How do we find the right enemy in addressing poverty?
There’s a low-hanging-fruit answer to your question, and there’s a root answer to your question. The low-hanging fruit: There is over $140 billion in unused aid left on the table every single year because we’re doing a terrible job connecting families to programs.
Families are not avoiding those programs out of stigma. Sometimes that has something to do with it — if you’ve ever spent a day in a welfare office, you know how degrading it can be — but a lot of it is red tape, it’s administrative burden, and we can solve this problem. Most elderly Americans who qualify for food stamps do not receive them; that’s the troubling news. The good news is if you just do a mailing that makes it very simple — has a telephone number on it, and when they dial that number, a real-life person with a pulse answers the phone and walks them through the process — you get a lot more take-up. In some states, you’ve got to get fingerprinted and photographed to get a welfare program, like you’re a criminal, so wrapping these programs with dignity and humanity really matters.
This increase in spending on [anti-poverty] programs has happened at a time when poverty’s been persistent, and so some people take that to mean that government programs don’t work. But that’s not true at all. There’s a ton of resources and evidence showing that things like housing assistance and food stamps really matter — they’re lifesavers to poor families. So, there’s a paradox there.
What we have to do is lean into that paradox because that’s when we can figure out what’s going on and how we can finally abolish poverty. When we give that paradox a fair look, I think the answer is: Clearly, we haven’t addressed exploitation in America, and because of that, our jobs have gotten a lot worse, pay has stagnated, rents have risen.
The financial exploitation of the poor takes $61 million out of their pockets every single day. The policy implication is that we don’t just need deeper investments — we need different ones.
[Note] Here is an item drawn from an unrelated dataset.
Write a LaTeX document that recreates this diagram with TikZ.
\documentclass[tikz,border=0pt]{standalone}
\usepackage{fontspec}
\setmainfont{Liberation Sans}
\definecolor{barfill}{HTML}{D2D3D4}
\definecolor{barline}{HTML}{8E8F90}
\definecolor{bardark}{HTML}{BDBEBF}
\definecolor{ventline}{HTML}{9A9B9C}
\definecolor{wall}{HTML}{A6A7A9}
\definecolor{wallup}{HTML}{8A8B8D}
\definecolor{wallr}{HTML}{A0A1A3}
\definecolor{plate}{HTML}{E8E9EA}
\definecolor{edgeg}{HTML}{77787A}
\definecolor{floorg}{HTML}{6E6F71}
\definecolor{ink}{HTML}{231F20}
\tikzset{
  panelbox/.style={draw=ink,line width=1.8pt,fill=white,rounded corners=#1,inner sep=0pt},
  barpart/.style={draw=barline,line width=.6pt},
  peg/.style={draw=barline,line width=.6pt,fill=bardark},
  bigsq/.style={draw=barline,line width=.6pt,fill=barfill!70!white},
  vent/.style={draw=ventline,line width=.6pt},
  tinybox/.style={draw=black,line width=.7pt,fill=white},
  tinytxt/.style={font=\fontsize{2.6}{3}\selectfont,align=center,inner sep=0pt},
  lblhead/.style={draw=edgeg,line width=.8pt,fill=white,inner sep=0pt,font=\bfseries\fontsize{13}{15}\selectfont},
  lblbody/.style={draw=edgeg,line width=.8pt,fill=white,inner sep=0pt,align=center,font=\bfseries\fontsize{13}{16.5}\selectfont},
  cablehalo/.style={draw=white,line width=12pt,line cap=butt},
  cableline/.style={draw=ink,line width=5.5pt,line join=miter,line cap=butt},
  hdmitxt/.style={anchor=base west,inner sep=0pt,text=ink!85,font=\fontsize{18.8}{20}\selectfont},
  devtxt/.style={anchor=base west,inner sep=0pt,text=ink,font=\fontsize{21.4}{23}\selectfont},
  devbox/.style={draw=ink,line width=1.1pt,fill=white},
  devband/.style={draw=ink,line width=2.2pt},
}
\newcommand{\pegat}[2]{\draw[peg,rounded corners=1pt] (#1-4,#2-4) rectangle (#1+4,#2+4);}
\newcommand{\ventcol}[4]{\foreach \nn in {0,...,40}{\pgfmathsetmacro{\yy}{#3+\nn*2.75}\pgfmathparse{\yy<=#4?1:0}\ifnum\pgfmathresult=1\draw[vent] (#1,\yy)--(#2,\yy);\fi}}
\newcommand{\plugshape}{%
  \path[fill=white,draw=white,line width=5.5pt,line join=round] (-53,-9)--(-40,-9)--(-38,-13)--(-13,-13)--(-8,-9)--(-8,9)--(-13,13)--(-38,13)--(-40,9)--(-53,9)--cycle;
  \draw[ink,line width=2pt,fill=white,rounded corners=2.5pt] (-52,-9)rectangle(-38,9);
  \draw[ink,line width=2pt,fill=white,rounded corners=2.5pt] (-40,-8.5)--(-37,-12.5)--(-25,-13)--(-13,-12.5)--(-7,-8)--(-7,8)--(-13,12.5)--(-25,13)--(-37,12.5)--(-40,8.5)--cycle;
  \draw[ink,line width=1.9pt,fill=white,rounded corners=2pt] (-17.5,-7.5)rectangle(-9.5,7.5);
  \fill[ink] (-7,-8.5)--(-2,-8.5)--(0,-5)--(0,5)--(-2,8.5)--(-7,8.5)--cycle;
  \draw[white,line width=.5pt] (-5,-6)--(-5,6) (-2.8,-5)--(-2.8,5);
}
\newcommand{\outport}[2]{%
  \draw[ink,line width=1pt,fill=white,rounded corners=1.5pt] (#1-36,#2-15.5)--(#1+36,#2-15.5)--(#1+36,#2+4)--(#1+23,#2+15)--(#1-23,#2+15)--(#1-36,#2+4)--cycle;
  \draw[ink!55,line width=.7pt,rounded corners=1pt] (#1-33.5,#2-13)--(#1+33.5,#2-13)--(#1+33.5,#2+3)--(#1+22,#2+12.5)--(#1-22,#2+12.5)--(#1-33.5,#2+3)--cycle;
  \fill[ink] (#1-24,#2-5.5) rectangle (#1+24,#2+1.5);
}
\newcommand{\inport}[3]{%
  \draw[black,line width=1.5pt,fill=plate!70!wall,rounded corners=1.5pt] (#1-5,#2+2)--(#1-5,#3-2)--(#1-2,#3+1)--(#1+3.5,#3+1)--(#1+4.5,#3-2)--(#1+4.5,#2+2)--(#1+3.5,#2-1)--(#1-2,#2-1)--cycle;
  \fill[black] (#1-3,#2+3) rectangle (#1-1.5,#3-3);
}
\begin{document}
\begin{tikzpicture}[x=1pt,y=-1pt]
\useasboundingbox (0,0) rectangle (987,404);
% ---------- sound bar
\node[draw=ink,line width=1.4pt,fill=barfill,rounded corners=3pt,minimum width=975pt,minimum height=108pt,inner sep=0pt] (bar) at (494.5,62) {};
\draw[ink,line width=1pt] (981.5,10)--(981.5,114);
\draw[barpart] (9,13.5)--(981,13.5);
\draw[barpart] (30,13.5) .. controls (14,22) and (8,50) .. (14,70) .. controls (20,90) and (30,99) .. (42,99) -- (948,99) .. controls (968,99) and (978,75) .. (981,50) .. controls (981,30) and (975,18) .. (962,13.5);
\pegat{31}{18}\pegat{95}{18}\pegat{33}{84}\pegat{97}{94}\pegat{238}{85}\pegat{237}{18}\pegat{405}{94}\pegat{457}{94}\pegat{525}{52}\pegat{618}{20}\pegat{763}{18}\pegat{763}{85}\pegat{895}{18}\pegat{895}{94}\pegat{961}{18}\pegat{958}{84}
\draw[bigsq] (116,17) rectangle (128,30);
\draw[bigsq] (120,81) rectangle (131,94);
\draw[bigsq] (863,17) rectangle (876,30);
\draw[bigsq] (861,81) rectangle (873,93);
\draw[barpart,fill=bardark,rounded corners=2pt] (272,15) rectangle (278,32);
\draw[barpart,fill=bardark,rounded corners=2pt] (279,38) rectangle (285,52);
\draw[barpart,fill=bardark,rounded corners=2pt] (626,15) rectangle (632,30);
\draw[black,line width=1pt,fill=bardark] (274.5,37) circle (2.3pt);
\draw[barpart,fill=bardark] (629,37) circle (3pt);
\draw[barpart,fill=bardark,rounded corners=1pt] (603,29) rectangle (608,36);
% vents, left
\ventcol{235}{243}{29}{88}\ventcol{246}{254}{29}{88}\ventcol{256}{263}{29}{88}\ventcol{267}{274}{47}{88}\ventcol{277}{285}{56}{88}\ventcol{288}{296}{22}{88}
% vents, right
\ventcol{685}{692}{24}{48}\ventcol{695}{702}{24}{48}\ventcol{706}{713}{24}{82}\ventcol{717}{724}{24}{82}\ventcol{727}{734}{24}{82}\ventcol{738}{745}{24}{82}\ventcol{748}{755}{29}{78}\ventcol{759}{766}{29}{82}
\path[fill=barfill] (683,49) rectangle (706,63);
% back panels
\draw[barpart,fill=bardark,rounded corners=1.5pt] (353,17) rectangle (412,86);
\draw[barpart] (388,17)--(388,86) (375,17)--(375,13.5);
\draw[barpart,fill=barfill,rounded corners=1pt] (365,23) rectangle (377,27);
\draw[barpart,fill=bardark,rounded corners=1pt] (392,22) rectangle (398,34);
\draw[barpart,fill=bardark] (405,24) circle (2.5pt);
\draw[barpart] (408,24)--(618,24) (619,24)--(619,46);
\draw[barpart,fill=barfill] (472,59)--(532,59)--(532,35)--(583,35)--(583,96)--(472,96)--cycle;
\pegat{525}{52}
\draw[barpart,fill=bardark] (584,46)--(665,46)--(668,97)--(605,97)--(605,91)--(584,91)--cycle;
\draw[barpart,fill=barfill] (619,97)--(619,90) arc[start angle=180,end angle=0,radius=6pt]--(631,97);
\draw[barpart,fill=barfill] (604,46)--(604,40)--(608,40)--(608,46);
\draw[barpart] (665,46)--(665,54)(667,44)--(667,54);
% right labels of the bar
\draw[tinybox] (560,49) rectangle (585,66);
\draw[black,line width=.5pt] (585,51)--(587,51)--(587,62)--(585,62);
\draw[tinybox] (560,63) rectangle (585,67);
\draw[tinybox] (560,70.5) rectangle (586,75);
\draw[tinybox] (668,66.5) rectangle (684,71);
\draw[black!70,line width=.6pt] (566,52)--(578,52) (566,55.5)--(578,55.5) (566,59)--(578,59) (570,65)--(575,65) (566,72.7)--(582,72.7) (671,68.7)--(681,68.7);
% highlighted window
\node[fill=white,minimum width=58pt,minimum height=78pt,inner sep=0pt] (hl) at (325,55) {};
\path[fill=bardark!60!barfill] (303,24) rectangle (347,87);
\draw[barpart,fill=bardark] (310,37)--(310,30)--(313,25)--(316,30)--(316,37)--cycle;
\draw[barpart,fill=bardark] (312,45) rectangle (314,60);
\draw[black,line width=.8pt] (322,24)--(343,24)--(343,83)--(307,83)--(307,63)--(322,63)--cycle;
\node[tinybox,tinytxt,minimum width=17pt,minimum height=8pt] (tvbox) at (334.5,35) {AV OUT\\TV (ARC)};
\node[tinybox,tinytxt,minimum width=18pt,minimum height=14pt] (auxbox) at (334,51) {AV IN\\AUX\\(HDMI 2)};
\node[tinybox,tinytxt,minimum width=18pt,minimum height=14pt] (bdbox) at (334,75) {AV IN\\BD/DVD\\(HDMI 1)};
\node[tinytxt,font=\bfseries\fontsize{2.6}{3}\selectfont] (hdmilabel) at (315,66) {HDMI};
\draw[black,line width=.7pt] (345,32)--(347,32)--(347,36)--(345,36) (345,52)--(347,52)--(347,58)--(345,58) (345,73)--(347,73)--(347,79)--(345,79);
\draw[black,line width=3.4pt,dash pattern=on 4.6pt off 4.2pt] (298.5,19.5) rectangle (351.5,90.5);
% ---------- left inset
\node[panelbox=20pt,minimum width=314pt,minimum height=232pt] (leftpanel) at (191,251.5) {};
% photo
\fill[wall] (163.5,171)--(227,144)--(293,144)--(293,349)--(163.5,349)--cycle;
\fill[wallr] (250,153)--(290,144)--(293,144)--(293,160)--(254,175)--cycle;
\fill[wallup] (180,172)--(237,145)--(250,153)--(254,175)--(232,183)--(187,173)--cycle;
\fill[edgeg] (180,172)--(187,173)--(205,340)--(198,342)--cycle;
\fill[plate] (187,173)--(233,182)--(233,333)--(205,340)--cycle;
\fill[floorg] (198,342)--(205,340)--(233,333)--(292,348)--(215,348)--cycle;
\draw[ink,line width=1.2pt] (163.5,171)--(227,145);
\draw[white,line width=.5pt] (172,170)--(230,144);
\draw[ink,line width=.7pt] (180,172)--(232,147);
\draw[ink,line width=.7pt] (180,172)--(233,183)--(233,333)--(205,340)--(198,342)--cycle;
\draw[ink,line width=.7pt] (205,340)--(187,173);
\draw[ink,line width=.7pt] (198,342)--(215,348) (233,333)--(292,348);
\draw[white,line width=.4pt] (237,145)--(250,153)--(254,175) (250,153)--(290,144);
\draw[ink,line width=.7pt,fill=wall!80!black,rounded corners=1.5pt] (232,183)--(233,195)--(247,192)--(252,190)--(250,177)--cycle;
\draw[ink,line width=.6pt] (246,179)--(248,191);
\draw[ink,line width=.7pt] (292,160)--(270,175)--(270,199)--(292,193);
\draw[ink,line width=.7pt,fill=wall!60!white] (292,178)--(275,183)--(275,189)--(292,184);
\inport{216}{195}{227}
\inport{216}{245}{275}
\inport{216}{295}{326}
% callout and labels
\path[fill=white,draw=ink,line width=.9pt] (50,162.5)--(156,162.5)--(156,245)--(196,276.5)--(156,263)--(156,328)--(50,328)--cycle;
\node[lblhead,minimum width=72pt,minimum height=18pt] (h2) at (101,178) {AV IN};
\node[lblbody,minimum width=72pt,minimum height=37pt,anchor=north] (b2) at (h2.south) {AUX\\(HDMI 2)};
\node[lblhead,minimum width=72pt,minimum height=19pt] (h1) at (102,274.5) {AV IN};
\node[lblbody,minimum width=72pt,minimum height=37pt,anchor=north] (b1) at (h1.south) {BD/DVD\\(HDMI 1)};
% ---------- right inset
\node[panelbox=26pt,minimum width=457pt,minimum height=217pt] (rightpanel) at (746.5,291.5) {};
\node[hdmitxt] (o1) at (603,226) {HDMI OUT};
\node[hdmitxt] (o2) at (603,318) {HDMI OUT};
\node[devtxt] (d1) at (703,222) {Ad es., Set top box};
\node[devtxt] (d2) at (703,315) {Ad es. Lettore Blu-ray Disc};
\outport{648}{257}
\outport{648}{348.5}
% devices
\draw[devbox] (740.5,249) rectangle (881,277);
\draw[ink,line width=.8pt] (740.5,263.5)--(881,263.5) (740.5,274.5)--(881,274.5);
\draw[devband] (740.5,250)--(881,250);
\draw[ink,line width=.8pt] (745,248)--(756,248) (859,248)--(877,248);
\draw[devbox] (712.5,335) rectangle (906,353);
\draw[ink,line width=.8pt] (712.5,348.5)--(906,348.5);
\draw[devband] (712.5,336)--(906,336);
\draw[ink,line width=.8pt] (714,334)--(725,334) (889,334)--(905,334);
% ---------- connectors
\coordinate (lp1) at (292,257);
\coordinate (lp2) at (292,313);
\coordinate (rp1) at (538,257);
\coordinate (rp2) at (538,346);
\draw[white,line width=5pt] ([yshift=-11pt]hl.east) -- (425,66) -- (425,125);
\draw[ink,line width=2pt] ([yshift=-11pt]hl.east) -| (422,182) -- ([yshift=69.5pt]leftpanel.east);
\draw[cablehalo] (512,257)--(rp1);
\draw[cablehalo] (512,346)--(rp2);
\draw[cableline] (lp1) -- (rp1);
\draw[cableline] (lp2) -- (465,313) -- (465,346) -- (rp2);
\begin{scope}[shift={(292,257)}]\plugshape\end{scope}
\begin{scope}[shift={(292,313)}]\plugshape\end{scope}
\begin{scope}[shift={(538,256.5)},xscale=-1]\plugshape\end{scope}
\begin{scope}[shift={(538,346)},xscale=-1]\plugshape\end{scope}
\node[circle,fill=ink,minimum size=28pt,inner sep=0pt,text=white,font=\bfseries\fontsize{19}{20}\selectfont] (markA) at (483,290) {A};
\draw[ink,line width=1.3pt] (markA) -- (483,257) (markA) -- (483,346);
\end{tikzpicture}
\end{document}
We need programs that cut poverty at the root. Those programs are things like empowering workers, raising the minimum wage—for God’s sake, it hasn’t been raised in over 13 years — expanding housing choice for low-income Americans so they’re not forced to take the best bad option, and ending financial exploitation of the poor when it comes to accessing money and credit. This is how to build out longer-term, permanent solutions to poverty.